THE Court of Appeal has ruled that neither the government nor Bahamian resident Dahene Nonard will be required to pay legal costs in a long-running citizenship case that became controversial after a retired Supreme Court justice issued a ruling nearly three years after leaving office.

The ruling was delivered by Justice Crane-Scott, JA, with Chief Justice Sir Ian Winder, Justice Charles, Justice Smith, and Justice Turner all concurring. The panel determined that fairness and justice demanded that both sides bear their own costs, stating that “the justice of this particular case dictates that there be no order as to the costs of the appeal.”

The case originated in 2013 when Ms Nonard applied to be registered as a citizen of The Bahamas. After years without a decision, she filed for judicial review and constitutional relief on November 7, 2018, arguing that the government had failed to process her application properly.

The matter was heard in February 2021, but the presiding judge reserved her ruling. It was not until August 2, 2024, three years and five months later, and nearly three years after she had retired, that the judgment was finally delivered. The government appealed, contending that the retired justice lacked constitutional authority to issue a ruling after demitting office.

In July 2025, the Court of Appeal agreed, finding that the August 2024 judgment was unconstitutional, invalid, and a nullity. The court set aside the ruling and remanded the case to the Supreme Court for rehearing by a sitting judge. However, the cost question remained unresolved until now.

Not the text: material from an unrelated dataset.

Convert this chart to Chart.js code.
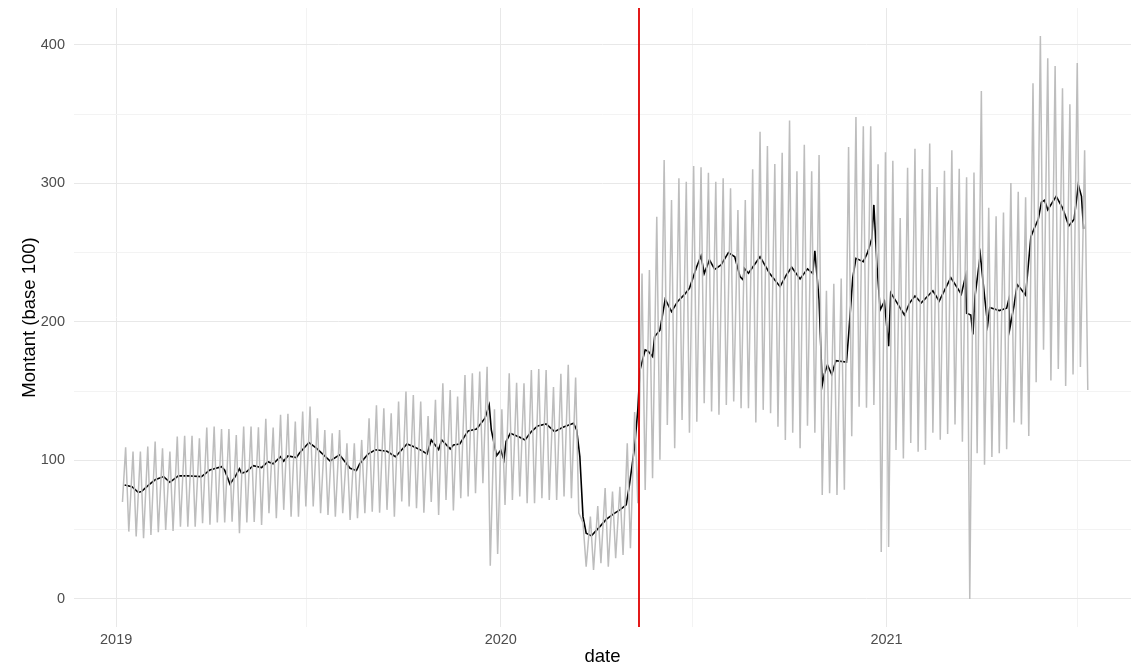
<!DOCTYPE html>
<html>
<head>
<meta charset="utf-8">
<script src="https://cdn.jsdelivr.net/npm/chart.js@4"></script>
<style>
  html, body { margin: 0; padding: 0; background: #fff; }
  #wrap { width: 1136px; height: 669px; }
</style>
</head>
<body>
<div id="wrap"><canvas id="chart" width="1136" height="669"></canvas></div>
<script>
// daily series (grey): first day, then one weekly high and one weekly low
const firstDate = '2019-01-07';
const firstValue = 70;
const weeklyHigh = [
  109.5, 106.4, 106.4, 110, 113.6, 108.8, 106.4, 117.2, 117.7, 117.7,
  116, 123.7, 124.4, 122.7, 122.7, 118.4, 124.4, 124.4, 124, 130,
  123.7, 132.9, 133.6, 128, 135.3, 138.9, 130.5, 122, 119.6, 122,
  112.4, 112.4, 114.8, 130.5, 139.8, 137.7, 134.1, 142.5, 149.7, 147.3,
  142.5, 132, 143.7, 155.7, 150.9, 146.1, 161.7, 163, 164.1, 167.7,
  137, 137, 163, 156, 155.7, 165.3, 166, 165.3, 153, 162.5,
  169, 159.8, 55, 59.4, 67, 80, 77.5, 81, 112.4, 135,
  235, 237.5, 276, 317, 288, 303.7, 301.3, 312.6, 311.7, 307.8,
  301.3, 303.7, 296.5, 280.9, 288.1, 310.2, 337.4, 327.1, 314.1, 322.2,
  345.4, 308.8, 328, 308.8, 320.5, 222.5, 227.5, 231.3, 326.3, 348,
  341.3, 341.3, 313.8, 322.5, 316.3, 275, 311.3, 325, 310.5, 328.8,
  297.5, 309.2, 323.9, 310.6, 304.5, 307.9, 366.8, 282.4, 276.3, 279,
  300.4, 294, 290, 372.4, 406.4, 390.4, 384.8, 368.8, 357.1, 387,
  323.9
];
const weeklyLow = [
  48.6, 45, 43.8, 46.2, 48.1, 49.8, 49, 52.2, 52.2, 52.2,
  54.6, 53.5, 55.1, 55.1, 55.8, 47.4, 55.1, 55.5, 53.4, 61.9,
  58.3, 64.3, 59.4, 59.4, 66.7, 66.7, 61.9, 60.6, 59.4, 61.9,
  57, 58.3, 61.9, 63, 62.3, 64.3, 59.4, 70.3, 66.7, 65.5,
  62.3, 70, 60.6, 71.5, 63.8, 72.7, 73.9, 76.3, 83.5, 24,
  32.5, 67.9, 71.5, 73.9, 69.1, 69.1, 72.7, 71.5, 71.5, 73.9,
  72.7, 62, 23.3, 20.9, 25.8, 23.3, 29.4, 31.8, 36.6, 69.1,
  78.7, 87.1, 100.4, 125.6, 108.8, 129.2, 120, 128, 141.3, 135.3,
  132.9, 140, 142.5, 137.7, 137.7, 127.3, 136.5, 134.1, 124.4, 114.8,
  120, 108.8, 125, 120, 75, 76.3, 75, 78.8, 117.5, 138.8,
  138, 140, 33.8, 37.5, 107.5, 101.3, 112.5, 106.3, 107.5, 120,
  114.9, 119, 126, 113.5, 0, 105.2, 96.9, 102.4, 105.2, 108,
  127.4, 126, 117.7, 156.4, 180, 157.8, 166.1, 153.7, 162, 167.5,
  150.9
];

// smoothed series (black): days since 2019-01-01 and value
const trendDay = [
  8, 15, 21, 24, 31, 37, 45, 51, 59, 67, 81, 89, 100, 103, 108, 113, 117, 119, 124, 130,
  138, 144, 149, 156, 159, 163, 171, 174, 183, 190, 203, 212, 222, 228, 231, 239, 246, 257, 265, 276,
  282, 290, 295, 299, 306, 309, 317, 320, 326, 334, 342, 350, 354, 356, 361, 365, 368, 370, 374, 383,
  388, 394, 400, 408, 416, 424, 434, 437, 440, 443, 446, 451, 459, 465, 472, 478, 484, 487, 492, 495,
  497, 502, 505, 509, 511, 516, 521, 527, 533, 539, 544, 551, 555, 558, 563, 568, 574, 581, 587, 592,
  595, 596, 600, 611, 620, 630, 636, 641, 649, 656, 661, 663, 667, 670, 672, 675, 679, 683, 693, 695,
  699, 702, 709, 713, 717, 719, 722, 725, 729, 733, 735, 740, 748, 753, 758, 764, 775, 781, 792, 802,
  806, 807, 811, 813, 815, 820, 824, 827, 829, 838, 845, 847, 848, 852, 855, 858, 863, 868, 871, 875,
  878, 881, 884, 892, 898, 904, 909, 913, 916, 918
];
const trendValue = [
  82.3, 81, 77, 77.5, 82.3, 86, 88.3, 84.2, 88.8, 88.9, 88.3, 93.1, 95.5, 93, 83, 88.3, 94, 90.7, 92, 96.2,
  94.8, 99.1, 97.6, 102.7, 99.5, 103.2, 102, 105.3, 112.9, 108.8, 99.6, 104, 94.3, 92.7, 97.5, 104.5, 107.7, 106.6, 102.7, 111.9,
  110, 107.1, 104.7, 114.8, 107.8, 114.8, 108.3, 111.2, 111.9, 121.3, 122.7, 130.5, 140, 122, 103.5, 107.4, 100.4, 113.6, 119.6, 116.7,
  114.8, 120.8, 124.9, 126.4, 120.8, 124, 126.8, 122, 102.7, 59.4, 47.4, 45.5, 52.2, 57.4, 61.4, 64.3, 67.9, 82, 110, 136.5,
  165, 179.8, 178.7, 175, 189.4, 194, 216.4, 207.4, 215, 219.5, 224.3, 240, 247.7, 235, 244.8, 238, 241.2, 250, 247.1, 232.7,
  230.3, 238.8, 235.2, 247.1, 235.2, 225.5, 233.9, 239.5, 231.1, 238.3, 235, 251.3, 215.9, 154.5, 162.5, 168.9, 162, 172, 171, 190,
  232, 245.9, 243.5, 250, 260, 284.5, 240, 208.8, 214.8, 182.5, 221, 215, 205, 213.8, 218.8, 213.8, 222.5, 215, 232, 220,
  233.1, 206.3, 204.9, 191, 218.7, 248.6, 218.7, 198, 210.4, 208.2, 209.9, 216, 195.2, 211.8, 227, 224.3, 219.3, 261.6, 267.2, 274.1,
  286.5, 287.9, 281, 290.7, 282.4, 269.4, 274.1, 299, 290.7, 267.2
];

const redLineDate = '2020-05-11';
const yearTicks = ['2019-01-01', '2020-01-01', '2021-01-01'];
const midYearTicks = ['2019-07-01', '2020-07-01', '2021-07-01'];
const yMajor = [0, 100, 200, 300, 400];
const yMinor = [50, 150, 250, 350];

const origin = Date.parse('2019-01-01');
function dayOf(iso) {
    return Math.round((Date.parse(iso) - origin) / 86400000);
}

// build the grey points
const start = dayOf(firstDate);
let greyPoints = [{x: start, y: firstValue}];
weeklyHigh.forEach(function(v, i) {
    greyPoints.push({x: start + 7 * i + 3, y: v});
    greyPoints.push({x: start + 7 * i + 6, y: weeklyLow[i]});
});
const trendPoints = trendDay.map((d, i) => ({x: d, y: trendValue[i]}));

const yearDays = yearTicks.map(dayOf);
const xTickValues = yearDays.concat(midYearTicks.map(dayOf)).sort((a, b) => a - b);
const yTickValues = yMajor.concat(yMinor).sort((a, b) => a - b);

const redLine = {
    id: 'redLine',
    afterDatasetsDraw(chart) {
        const xs = chart.scales.x;
        const area = chart.chartArea;
        const px = Math.round(xs.getPixelForValue(dayOf(redLineDate)));
        const ctx = chart.ctx;
        ctx.save();
        ctx.strokeStyle = '#e00000';
        ctx.lineWidth = 1.8;
        ctx.beginPath();
        ctx.moveTo(px, area.top);
        ctx.lineTo(px, area.bottom);
        ctx.stroke();
        ctx.restore();
    }
};

const tickFont = {family: 'Liberation Sans, Arial, sans-serif', size: 14.5};
const titleFont = {family: 'Liberation Sans, Arial, sans-serif', size: 18.5};

const ctx = document.getElementById('chart');
const myChart = new Chart(ctx, {
    type: 'line',
    data: {
        datasets: [{
            label: 'Montant',
            data: greyPoints,
            borderColor: '#bdbdbd',
            borderWidth: 1.5,
            pointRadius: 0,
            fill: false,
        },
        {
            label: 'Moyenne',
            data: trendPoints,
            borderColor: '#000000',
            borderWidth: 1.6,
            pointRadius: 0,
            fill: false,
        }]
    },
    options: {
        responsive: false,
        animation: false,
        devicePixelRatio: 1,
        layout: {padding: {top: 8, right: 5, left: 0, bottom: 0}},
        plugins: {legend: {display: false}, tooltip: {enabled: false}},
        scales: {
            x: {
                type: 'linear',
                min: -40,
                max: 963,
                afterBuildTicks(scale) {
                    scale.ticks = xTickValues.map(v => ({value: v}));
                },
                afterFit(scale) { scale.height = 42; },
                border: {display: false},
                grid: {
                    drawTicks: false,
                    lineWidth: 1,
                    color: c => yearDays.includes(c.tick.value) ? '#e8e8e8' : '#f3f3f3',
                },
                ticks: {
                    padding: 4,
                    maxRotation: 0,
                    autoSkip: false,
                    color: '#4d4d4d',
                    font: tickFont,
                    callback: v => {
                        const i = yearDays.indexOf(v);
                        return i >= 0 ? yearTicks[i].slice(0, 4) : '';
                    }
                },
                title: {display: true, text: 'date', color: '#000', font: titleFont, padding: {top: 0, bottom: 1}}
            },
            y: {
                type: 'linear',
                min: -20.3,
                max: 426.7,
                afterBuildTicks(scale) {
                    scale.ticks = yTickValues.map(v => ({value: v}));
                },
                afterFit(scale) {
                    scale.width = 74;
                    scale.paddingTop = 0;
                    scale.paddingBottom = 0;
                },
                border: {display: false},
                grid: {
                    drawTicks: false,
                    lineWidth: 1,
                    color: c => yMajor.includes(c.tick.value) ? '#e8e8e8' : '#f3f3f3',
                },
                ticks: {
                    padding: 9,
                    autoSkip: false,
                    color: '#4d4d4d',
                    font: tickFont,
                    callback: v => yMajor.includes(v) ? String(v) : ''
                },
                title: {display: true, text: 'Montant (base 100)', color: '#000', font: titleFont, padding: {top: 19, bottom: 0}}
            }
        }
    },
    plugins: [redLine]
});
</script>
</body>
</html>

The government, represented by attorney Kayla Green-Smith with Adele Mangra and Nevado Frazer, argued that as the successful party, it was entitled to costs under the general rule that the losing side should pay. Ms Nonard, represented by Frederick Smith, KC, Dawson Malone and Raven Rolle, urged the court to make no order on costs, arguing that the delay and the resulting appeal were caused solely by the judicial system.

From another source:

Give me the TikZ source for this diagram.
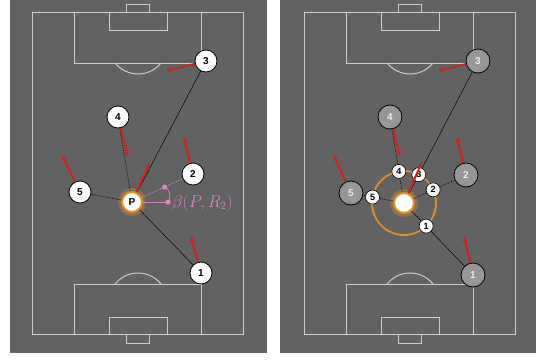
\documentclass[tikz,border=0pt]{standalone}
\usepackage{fontspec}
\setsansfont{Liberation Sans}
\usepackage{xcolor}
\usepackage{amsmath}
\usetikzlibrary{arrows.meta, positioning, calc}

\definecolor{pitchgray}{RGB}{98,98,98}
\definecolor{linegray}{RGB}{205,205,205}
\definecolor{movered}{RGB}{205,35,30}
\definecolor{anglepink}{RGB}{222,130,195}
\definecolor{ringorange}{RGB}{226,142,40}
\definecolor{ghostgray}{RGB}{150,150,150}

\begin{document}
\begin{tikzpicture}[
  x=1pt, y=-1pt,
  player/.style={circle, draw=black, line width=0.8pt, fill=white, minimum size=22pt, inner sep=0pt, font=\sffamily\bfseries\fontsize{10}{10}\selectfont},
  ghost/.style={player, fill=ghostgray, text=white!85!gray, minimum size=24pt},
  proj/.style={circle, draw=black, line width=0.6pt, fill=white, minimum size=14pt, inner sep=0pt, font=\sffamily\bfseries\fontsize{9}{9}\selectfont},
  ball/.style={circle, draw=ringorange, line width=2pt, fill=white, minimum size=20pt, inner sep=0pt, font=\sffamily\bfseries\fontsize{10}{10}\selectfont},
  glow/.style={draw=ringorange, line width=3pt, opacity=0.35},
  field/.style={draw=linegray, line width=1pt},
  move/.style={->, >={Stealth[length=6.5pt, width=5.5pt]}, draw=movered, line width=2pt},
  link/.style={draw=black, line width=0.5pt},
  dotlink/.style={draw=black, line width=0.7pt, densely dotted}
]
  \useasboundingbox (0,0) rectangle (536,360);
  \fill[white] (0,0) rectangle (536,360);
  \fill[pitchgray] (10,0) rectangle (267,353);
  \fill[pitchgray] (280,0) rectangle (536,353);

  % the two pitches
  \foreach \dx in {0,272} {
    \begin{scope}[xshift=\dx]
      \draw[field] (32,12) rectangle (243,334);
      \draw[field] (74,12) rectangle (201,63);
      \draw[field] (109,12) rectangle (167,30);
      \draw[field] (126,4) rectangle (149,12);
      \draw[field] (161,63) arc[start angle=38.8, end angle=141.2, radius=29.5];
      \draw[field] (74,284) rectangle (201,334);
      \draw[field] (109,317) rectangle (167,334);
      \draw[field] (126,334) rectangle (149,343);
      \draw[field] (161,284) arc[start angle=-38.8, end angle=-141.2, radius=29.5];
    \end{scope}
  }

  % left: player P and receivers
  \draw[glow] (132,202) circle (12.5);
  \node[ball] (P) at (132,202) {P};
  \node[player] (l3) at (206,61) {3};
  \node[player] (l4) at (118,117) {4};
  \node[player] (l2) at (193,174) {2};
  \node[player] (l5) at (80,192) {5};
  \node[player] (l1) at (201,273) {1};

  \draw[link] (P) -- (l3);
  \draw[dotlink] (P) -- (l4);
  \draw[dotlink] (P) -- (l5);
  \draw[link] (P) -- (l1);
  \draw[anglepink, line width=0.8pt, densely dotted] (P) -- (l2);

  % angle to receiver 2
  \coordinate (b1) at ($(P)!36pt!(l2)$);
  \coordinate (b2) at ($(P)+(36,0)$);
  \draw[anglepink, line width=0.8pt] (P) -- (b2);
  \draw[anglepink, line width=0.8pt] (b1) to[bend left=50] (b2);
  \fill[anglepink] (b1) circle (2.6);
  \fill[anglepink] (b2) circle (2.6);
  \node[anchor=west, text=anglepink, font=\fontsize{16}{18}\selectfont, inner sep=0pt] (beta) at (172,203) {$\beta(P,R_2)$};

  \coordinate (l3m) at (166,71);
  \coordinate (l4m) at (128,157);
  \coordinate (l2m) at (184,137);
  \coordinate (l5m) at (62,155);
  \coordinate (Pm) at (150,162);
  \coordinate (l1m) at (191,236);
  \draw[move] (l3) -- (l3m);
  \draw[move] (l4) -- (l4m);
  \draw[move] (l2) -- (l2m);
  \draw[move] (l5) -- (l5m);
  \draw[move] (P) -- (Pm);
  \draw[move] (l1) -- (l1m);

  % right: projections onto the ring
  \draw[ringorange, line width=1.8pt] (404,203) circle (32);
  \draw[glow] (404,203) circle (12.5);
  \node[ball] (c) at (404,203) {};
  \node[ghost] (r3) at (478,61) {3};
  \node[ghost] (r4) at (390,117) {4};
  \node[ghost] (r2) at (466,175) {2};
  \node[ghost] (r5) at (351,193) {5};
  \node[ghost] (r1) at (473,275) {1};

  \draw[link] (c) -- (r3);
  \draw[dotlink] (c) -- (r4);
  \draw[dotlink] (c) -- (r2);
  \draw[dotlink] (c) -- (r5);
  \draw[link] (c) -- (r1);

  \node[proj] (p4) at ($(c)!32pt!(r4)$) {4};
  \node[proj] (p3) at ($(c)!32pt!(r3)$) {3};
  \node[proj] (p2) at ($(c)!32pt!(r2)$) {2};
  \node[proj] (p5) at ($(c)!32pt!(r5)$) {5};
  \node[proj] (p1) at ($(c)!32pt!(r1)$) {1};

  \coordinate (r3m) at (438,71);
  \coordinate (r4m) at (400,157);
  \coordinate (r2m) at (457,137);
  \coordinate (r5m) at (333,154);
  \coordinate (cm) at (422,162);
  \coordinate (r1m) at (464,236);
  \draw[move] (r3) -- (r3m);
  \draw[move] (r4) -- (r4m);
  \draw[move] (r2) -- (r2m);
  \draw[move] (r5) -- (r5m);
  \draw[move] (c) -- (cm);
  \draw[move] (r1) -- (r1m);
\end{tikzpicture}
\end{document}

Justice Crane-Scott, delivering the court’s ruling on costs, agreed that both parties were innocent victims of the delay.

“Obviously, neither the appellants nor the respondent are responsible for the delay which transpired after the learned judge reserved her decision in February 2021,” the court said. “The conduct of the proceedings after the judge reserved her decision clearly rests squarely on the shoulders of the Judiciary as an arm of the Crown.”

The court stressed that, while the government technically prevailed on appeal, its victory rested on the finding that the judgment was unconstitutional, not on the merits of its legal arguments.

“As a result of the learned judge’s unconstitutional act, the respondent’s proceedings have been remitted to the Supreme Court for rehearing and determination before another judge,” she wrote.

“It would be unconscionable if the usual costs rule were to be applied and the respondent were, through no fault of hers, to be fixed with costs of the appeal.”

Justice Crane-Scott noted that section 30(1) of the Supreme Court Act gives judges discretion over costs, and Rule 24(5) of the Court of Appeal Rules allows the appellate court to make any order it considers just. The court referenced previous rulings such as Scherer v Counting Instruments Ltd, which held that a successful party has no automatic right to costs, and that each case must be considered on its own facts.